→ **STATED PROBLEM**
Leave out the pictures; transcribe all else exactly.

→ **DATASET EXCERPT**
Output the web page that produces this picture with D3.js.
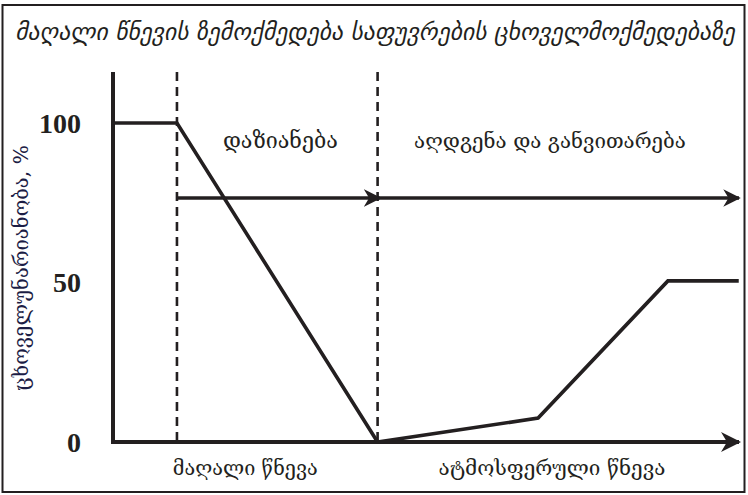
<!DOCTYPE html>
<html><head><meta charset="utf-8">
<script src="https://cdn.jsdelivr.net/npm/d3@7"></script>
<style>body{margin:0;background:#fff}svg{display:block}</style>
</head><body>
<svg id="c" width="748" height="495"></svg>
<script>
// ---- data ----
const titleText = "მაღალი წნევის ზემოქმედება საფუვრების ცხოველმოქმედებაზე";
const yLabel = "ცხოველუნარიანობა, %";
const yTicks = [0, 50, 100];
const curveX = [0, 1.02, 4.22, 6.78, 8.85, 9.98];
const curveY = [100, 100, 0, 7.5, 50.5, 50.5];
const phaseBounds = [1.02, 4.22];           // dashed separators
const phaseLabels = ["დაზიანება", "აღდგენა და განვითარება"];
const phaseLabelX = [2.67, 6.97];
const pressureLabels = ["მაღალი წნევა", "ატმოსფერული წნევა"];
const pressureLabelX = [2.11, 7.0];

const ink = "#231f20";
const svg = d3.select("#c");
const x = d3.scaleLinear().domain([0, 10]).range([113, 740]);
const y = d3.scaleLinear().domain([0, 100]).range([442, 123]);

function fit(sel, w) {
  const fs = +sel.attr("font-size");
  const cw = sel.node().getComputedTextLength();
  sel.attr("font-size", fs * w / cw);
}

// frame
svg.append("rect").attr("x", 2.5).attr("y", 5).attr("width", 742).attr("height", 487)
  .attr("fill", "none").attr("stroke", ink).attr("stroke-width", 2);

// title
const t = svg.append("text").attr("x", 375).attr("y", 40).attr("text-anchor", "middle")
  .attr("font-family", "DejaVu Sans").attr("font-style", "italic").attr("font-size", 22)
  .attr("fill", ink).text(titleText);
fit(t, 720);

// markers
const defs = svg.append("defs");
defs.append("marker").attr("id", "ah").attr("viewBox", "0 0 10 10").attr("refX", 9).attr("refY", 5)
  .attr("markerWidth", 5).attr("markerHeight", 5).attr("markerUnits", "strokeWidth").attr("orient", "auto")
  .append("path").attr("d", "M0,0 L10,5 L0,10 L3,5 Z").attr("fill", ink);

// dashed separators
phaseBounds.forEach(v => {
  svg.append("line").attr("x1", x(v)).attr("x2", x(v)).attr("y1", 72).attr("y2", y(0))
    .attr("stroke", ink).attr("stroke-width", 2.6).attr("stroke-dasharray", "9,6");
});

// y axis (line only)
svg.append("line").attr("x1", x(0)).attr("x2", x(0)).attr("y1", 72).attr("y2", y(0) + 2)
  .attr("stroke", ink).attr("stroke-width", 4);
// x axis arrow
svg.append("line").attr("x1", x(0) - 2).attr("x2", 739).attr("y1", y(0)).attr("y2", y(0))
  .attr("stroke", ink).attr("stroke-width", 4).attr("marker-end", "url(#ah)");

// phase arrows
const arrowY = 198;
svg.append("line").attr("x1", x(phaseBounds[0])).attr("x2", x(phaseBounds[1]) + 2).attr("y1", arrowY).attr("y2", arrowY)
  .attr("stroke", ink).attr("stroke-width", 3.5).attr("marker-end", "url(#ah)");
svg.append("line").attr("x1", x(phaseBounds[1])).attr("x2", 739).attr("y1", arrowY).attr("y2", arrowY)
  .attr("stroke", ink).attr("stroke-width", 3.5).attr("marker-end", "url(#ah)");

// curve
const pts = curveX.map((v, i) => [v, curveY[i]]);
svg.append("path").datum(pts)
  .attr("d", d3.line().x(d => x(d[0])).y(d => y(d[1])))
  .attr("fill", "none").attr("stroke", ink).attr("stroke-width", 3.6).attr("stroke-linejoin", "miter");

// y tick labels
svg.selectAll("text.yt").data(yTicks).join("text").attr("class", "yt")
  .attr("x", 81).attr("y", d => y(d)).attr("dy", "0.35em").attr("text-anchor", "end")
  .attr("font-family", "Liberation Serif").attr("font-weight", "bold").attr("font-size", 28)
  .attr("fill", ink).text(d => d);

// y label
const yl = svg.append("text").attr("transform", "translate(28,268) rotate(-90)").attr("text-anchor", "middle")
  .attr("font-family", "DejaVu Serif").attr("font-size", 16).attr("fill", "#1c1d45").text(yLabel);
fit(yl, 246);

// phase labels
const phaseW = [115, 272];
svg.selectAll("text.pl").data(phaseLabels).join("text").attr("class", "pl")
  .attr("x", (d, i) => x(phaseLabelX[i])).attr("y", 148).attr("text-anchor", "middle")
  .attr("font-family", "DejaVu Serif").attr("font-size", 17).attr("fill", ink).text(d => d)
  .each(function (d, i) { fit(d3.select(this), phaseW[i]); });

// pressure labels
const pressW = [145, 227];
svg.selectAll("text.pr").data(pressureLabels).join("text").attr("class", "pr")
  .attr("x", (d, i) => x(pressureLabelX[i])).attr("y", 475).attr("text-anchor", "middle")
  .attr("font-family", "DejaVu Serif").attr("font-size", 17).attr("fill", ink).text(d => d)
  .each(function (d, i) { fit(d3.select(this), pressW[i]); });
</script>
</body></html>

→ **EXERCISE RESULT**
Output the web page that produces this picture with D3.js.
<!DOCTYPE html>
<html><head><meta charset="utf-8">
<script src="https://cdn.jsdelivr.net/npm/d3@7"></script>
<style>body{margin:0;background:#fff}svg{display:block}</style>
</head><body>
<svg id="c" width="748" height="495"></svg>
<script>
// ---- data ----
const titleText = "მაღალი წნევის ზემოქმედება საფუვრების ცხოველმოქმედებაზე";
const yLabel = "ცხოველუნარიანობა, %";
const yTicks = [0, 50, 100];
const curveX = [0, 1.02, 4.22, 6.78, 8.85, 9.98];
const curveY = [100, 100, 0, 7.5, 50.5, 50.5];
const phaseBounds = [1.02, 4.22];           // dashed separators
const phaseLabels = ["დაზიანება", "აღდგენა და განვითარება"];
const phaseLabelX = [2.67, 6.97];
const pressureLabels = ["მაღალი წნევა", "ატმოსფერული წნევა"];
const pressureLabelX = [2.11, 7.0];

const ink = "#231f20";
const svg = d3.select("#c");
const x = d3.scaleLinear().domain([0, 10]).range([113, 740]);
const y = d3.scaleLinear().domain([0, 100]).range([442, 123]);

function fit(sel, w) {
  const fs = +sel.attr("font-size");
  const cw = sel.node().getComputedTextLength();
  sel.attr("font-size", fs * w / cw);
}

// frame
svg.append("rect").attr("x", 2.5).attr("y", 5).attr("width", 742).attr("height", 487)
  .attr("fill", "none").attr("stroke", ink).attr("stroke-width", 2);

// title
const t = svg.append("text").attr("x", 375).attr("y", 40).attr("text-anchor", "middle")
  .attr("font-family", "DejaVu Sans").attr("font-style", "italic").attr("font-size", 22)
  .attr("fill", ink).text(titleText);
fit(t, 720);

// markers
const defs = svg.append("defs");
defs.append("marker").attr("id", "ah").attr("viewBox", "0 0 10 10").attr("refX", 9).attr("refY", 5)
  .attr("markerWidth", 5).attr("markerHeight", 5).attr("markerUnits", "strokeWidth").attr("orient", "auto")
  .append("path").attr("d", "M0,0 L10,5 L0,10 L3,5 Z").attr("fill", ink);

// dashed separators
phaseBounds.forEach(v => {
  svg.append("line").attr("x1", x(v)).attr("x2", x(v)).attr("y1", 72).attr("y2", y(0))
    .attr("stroke", ink).attr("stroke-width", 2.6).attr("stroke-dasharray", "9,6");
});

// y axis (line only)
svg.append("line").attr("x1", x(0)).attr("x2", x(0)).attr("y1", 72).attr("y2", y(0) + 2)
  .attr("stroke", ink).attr("stroke-width", 4);
// x axis arrow
svg.append("line").attr("x1", x(0) - 2).attr("x2", 739).attr("y1", y(0)).attr("y2", y(0))
  .attr("stroke", ink).attr("stroke-width", 4).attr("marker-end", "url(#ah)");

// phase arrows
const arrowY = 198;
svg.append("line").attr("x1", x(phaseBounds[0])).attr("x2", x(phaseBounds[1]) + 2).attr("y1", arrowY).attr("y2", arrowY)
  .attr("stroke", ink).attr("stroke-width", 3.5).attr("marker-end", "url(#ah)");
svg.append("line").attr("x1", x(phaseBounds[1])).attr("x2", 739).attr("y1", arrowY).attr("y2", arrowY)
  .attr("stroke", ink).attr("stroke-width", 3.5).attr("marker-end", "url(#ah)");

// curve
const pts = curveX.map((v, i) => [v, curveY[i]]);
svg.append("path").datum(pts)
  .attr("d", d3.line().x(d => x(d[0])).y(d => y(d[1])))
  .attr("fill", "none").attr("stroke", ink).attr("stroke-width", 3.6).attr("stroke-linejoin", "miter");

// y tick labels
svg.selectAll("text.yt").data(yTicks).join("text").attr("class", "yt")
  .attr("x", 81).attr("y", d => y(d)).attr("dy", "0.35em").attr("text-anchor", "end")
  .attr("font-family", "Liberation Serif").attr("font-weight", "bold").attr("font-size", 28)
  .attr("fill", ink).text(d => d);

// y label
const yl = svg.append("text").attr("transform", "translate(28,268) rotate(-90)").attr("text-anchor", "middle")
  .attr("font-family", "DejaVu Serif").attr("font-size", 16).attr("fill", "#1c1d45").text(yLabel);
fit(yl, 246);

// phase labels
const phaseW = [115, 272];
svg.selectAll("text.pl").data(phaseLabels).join("text").attr("class", "pl")
  .attr("x", (d, i) => x(phaseLabelX[i])).attr("y", 148).attr("text-anchor", "middle")
  .attr("font-family", "DejaVu Serif").attr("font-size", 17).attr("fill", ink).text(d => d)
  .each(function (d, i) { fit(d3.select(this), phaseW[i]); });

// pressure labels
const pressW = [145, 227];
svg.selectAll("text.pr").data(pressureLabels).join("text").attr("class", "pr")
  .attr("x", (d, i) => x(pressureLabelX[i])).attr("y", 475).attr("text-anchor", "middle")
  .attr("font-family", "DejaVu Serif").attr("font-size", 17).attr("fill", ink).text(d => d)
  .each(function (d, i) { fit(d3.select(this), pressW[i]); });
</script>
</body></html>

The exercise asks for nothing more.